In general, Levitan said, a good TV drama must have extreme human emotion, as well as a protagonist and an antagonist. Even stories laden with sex and violence may fail without redeeming characters. Levitan said that he considered doing a movie on the trials of Paul Teale and Karla Homolka in the killings of two Ontario schoolgirls.
Searching for a hero, he talked to policemen involved in the case—but found the investigation was too complex, and included too many officers, to offer a single police protagonist. He dropped the project.
Once a real-life story is identified as good TV movie fodder, a whole industry swings into action. For The Positively True Adventures of the Alleged Texas Cheerleader-Murdering Mom—a 1993 movie based on a jealous mother who plotted the murder of her daughter’s cheerleading rival—producer Jim Manos signed agreements with the mother’s ex-husband, daughter and son. “It was a zoo,” said Manos, who is coowner of a production company in Beverly Hills. “There were about 40 different producers and network executives trying to get the rights of the participants.”
Los Angeles producer Allan Marcil described a similar scene around Jessica McClure, the girl who fell into a well in 1987 in Texas, and was rescued 58 hours later. Securing those rights “should have been a scene in the movie,” said Marcil. “There were 20 producers hanging over a backyard fence waving contracts.” Marcil said that producers usually pay about $100,000 for a participant’s movie rights. People sometimes balk, but generally come around. “Showbiz has a magnetic appeal,” said Marcil. “When you tell them you want to dramatize their lives, they grow interested.”
Of the four sensational stories making headlines last week, two have been claimed so far. CBS is planning a movie about Erik and Lyle Menendez—who testified that they killed their parents after years of physical and sexual abuse. Meanwhile, NBC’s In the Line of Duty: Ambush in Waco, set a record for unseemly haste even by Hollywood standards. Eleven of the cultists who survived the siege of their compound, including Canadian Ruth Ellen Riddle, went on trial last week. But the movie about Waco aired last May. In fact, production was underway long before flames engulfed the compound last April 19, following a twomonth standoff. Although Toronto producer Levitan said that the movie was quickly and poorly executed, he concedes that “it’s a typical Hollywood story.” It had guns, a captivating religious fanatic and a finale that, though patently tragic, “is a terrific ending as a story.” But cult leader David Koresh, said Levitan, “wouldn’t have gotten the press as involved if there weren’t also stories about him having sex with girls under 15.”
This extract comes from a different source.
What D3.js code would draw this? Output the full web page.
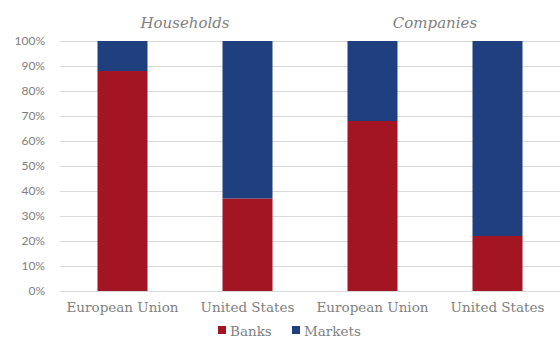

Some industry observers say that, under increasing pressure from advocacy groups and advertisers to curb violence on television, networks may be less eager to transform some real-life stories into TV sagas. “We wouldn’t advertise on a film about the Bobbitts or the Menendezes,” said Paul Schulman, a Madison Avenue advertising buyer. “But I could see sponsors getting involved on the skaters story, if the allegations are correct.” One way or the other, the American machine seems destined to feed a seemingly insatiable public.